DATA PROVIDED –

(begin)

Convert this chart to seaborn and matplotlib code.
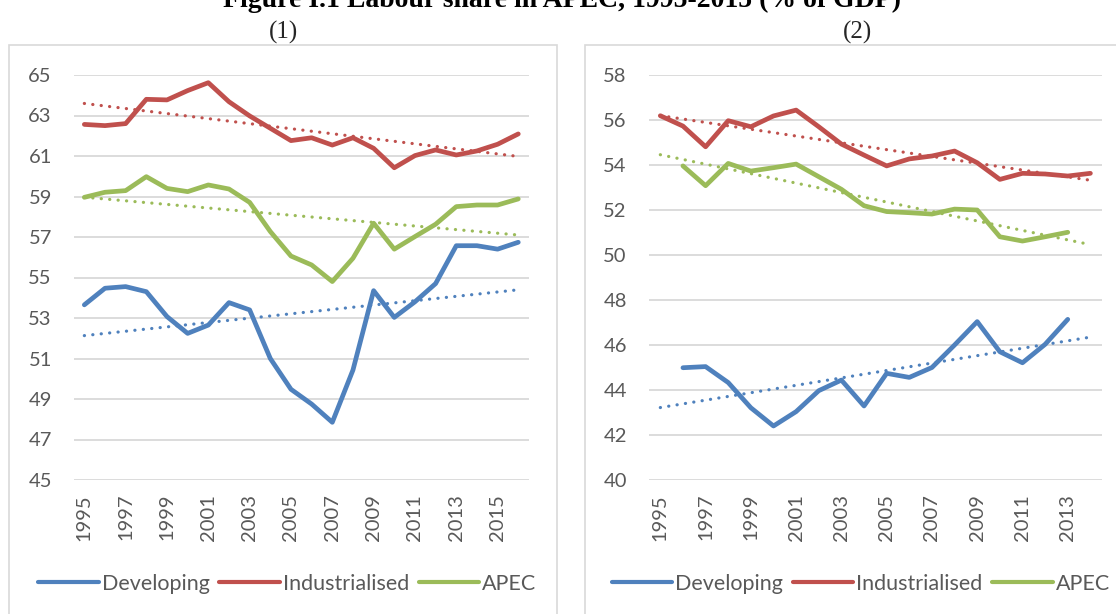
import numpy as np
import pandas as pd
import matplotlib
matplotlib.use('Agg')
import matplotlib.pyplot as plt
import seaborn as sns
from matplotlib.patches import Rectangle
from matplotlib.lines import Line2D

# Panel (1): 1995-2016
years1 = list(range(1995, 2017))
developing1 = [53.65, 54.47, 54.55, 54.3, 53.07, 52.24, 52.65, 53.76, 53.4, 51.0, 49.48,
               48.75, 47.85, 50.43, 54.35, 53.03, 53.8, 54.7, 56.57, 56.57, 56.4, 56.74]
industrialised1 = [62.56, 62.5, 62.6, 63.8, 63.77, 64.23, 64.62, 63.68, 62.98, 62.37, 61.76,
                   61.9, 61.54, 61.9, 61.38, 60.42, 61.02, 61.3, 61.05, 61.25, 61.58, 62.09]
apec1 = [58.96, 59.21, 59.29, 59.98, 59.4, 59.24, 59.57, 59.37, 58.71, 57.27, 56.06,
         55.62, 54.8, 55.95, 57.68, 56.4, 57.02, 57.63, 58.5, 58.58, 58.58, 58.88]

# Panel (2): 1995-2014 (developing / APEC only 1996-2013)
years2 = list(range(1995, 2015))
developing2 = [np.nan, 44.99, 45.04, 44.33, 43.21, 42.4, 43.04, 43.97, 44.44, 43.29, 44.74,
               44.56, 45.0, 46.0, 47.04, 45.7, 45.21, 46.03, 47.14, np.nan]
industrialised2 = [56.19, 55.73, 54.81, 55.97, 55.7, 56.18, 56.44, 55.7, 54.93, 54.44, 53.96,
                   54.27, 54.4, 54.62, 54.1, 53.36, 53.63, 53.6, 53.51, 53.63]
apec2 = [np.nan, 53.96, 53.08, 54.07, 53.73, 53.88, 54.04, 53.48, 52.92, 52.19, 51.93,
         51.88, 51.82, 52.04, 52.0, 50.81, 50.62, 50.81, 51.01, np.nan]

series_names = ['Developing', 'Industrialised', 'APEC']
colors = {'Developing': '#4F81BD', 'Industrialised': '#C0504D', 'APEC': '#9BBB59'}

sns.set_style('white')
plt.rcParams['font.family'] = ['Lato', 'DejaVu Sans']

W, H = 1116, 614
fig = plt.figure(figsize=(W / 100, H / 100), dpi=100)


def fpos(x0, y0, x1, y1):
    # pixel box -> figure fraction
    return [x0 / W, 1 - y1 / H, (x1 - x0) / W, (y1 - y0) / H]


# panel frames
for x0, x1 in [(9, 557), (585, 1130)]:
    fig.patches.append(Rectangle((x0 / W, -0.05), (x1 - x0) / W, 1.05 - 45 / H,
                                 transform=fig.transFigure, fill=False,
                                 edgecolor='#d9d9d9', linewidth=1.2))

# title is clipped by the top edge, as in the source page
fig.text(562 / W, 1 - 7 / H, 'Figure I.1 Labour share in APEC, 1995-2015 (% of GDP)',
         ha='center', va='baseline', fontsize=20, fontweight='bold',
         family='Liberation Serif', color='black')
fig.text(283 / W, 1 - 32 / H, '(1)', ha='center', va='center', fontsize=18,
         family='Liberation Serif')
fig.text(858 / W, 1 - 32 / H, '(2)', ha='center', va='center', fontsize=18,
         family='Liberation Serif')


def draw_panel(ax, years, data, ylim, yticks):
    df = pd.DataFrame({'Year': years, **data})
    long = df.melt(id_vars='Year', var_name='Series', value_name='Value').dropna()
    sns.lineplot(data=long, x='Year', y='Value', hue='Series', hue_order=series_names,
                 palette=colors, linewidth=3.4, ax=ax, legend=False,
                 solid_capstyle='round', solid_joinstyle='round', zorder=3)
    # linear trendlines (as Excel does)
    xs = np.arange(len(years))
    for name in series_names:
        vals = np.array(data[name], dtype=float)
        ok = ~np.isnan(vals)
        k, b = np.polyfit(xs[ok], vals[ok], 1)
        ax.plot(years, k * xs + b, color=colors[name], linewidth=2.3,
                linestyle=(0, (0.05, 2.6)), dash_capstyle='round', zorder=2)
    ax.set_xlim(years[0] - 0.5, years[-1] + 0.5)
    ax.set_ylim(*ylim)
    ax.set_yticks(yticks)
    ax.set_xticks(years[::2])
    ax.set_xticklabels([str(y) for y in years[::2]], rotation=90)
    ax.grid(axis='y', color='#d9d9d9', linewidth=1.3)
    ax.grid(axis='x', visible=False)
    ax.set_axisbelow(True)
    for s in ax.spines.values():
        s.set_visible(False)
    ax.tick_params(axis='both', length=0, labelsize=14.5, colors='#595959')
    ax.tick_params(axis='y', pad=16)
    ax.tick_params(axis='x', pad=10)
    ax.set_xlabel('')
    ax.set_ylabel('')
    ax.patch.set_alpha(0)


ax1 = fig.add_axes(fpos(74, 75, 528.6, 480))
draw_panel(ax1, years1, {'Developing': developing1, 'Industrialised': industrialised1,
                         'APEC': apec1}, (45, 65), range(45, 66, 2))
ax2 = fig.add_axes(fpos(649, 75, 1101.7, 480))
draw_panel(ax2, years2, {'Developing': developing2, 'Industrialised': industrialised2,
                         'APEC': apec2}, (40, 58), range(40, 59, 2))

handles = [Line2D([], [], color=colors[n], linewidth=3.0, solid_capstyle='round')
           for n in series_names]
for cx in [287.5 / W, 861 / W]:
    fig.legend(handles, series_names, loc='center', bbox_to_anchor=(cx, 1 - 584 / H),
               ncol=3, frameon=False, fontsize=15.5, handlelength=2.8,
               handletextpad=0.15, columnspacing=0.45, labelcolor='#595959')

fig.savefig('out.png', dpi=100)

(end)

WORK INSTRUCTIONS –
List all lines above in which the string "seaborn" appears.

RESPONSE TO THIS TASK –
Convert this chart to seaborn and matplotlib code.
import seaborn as sns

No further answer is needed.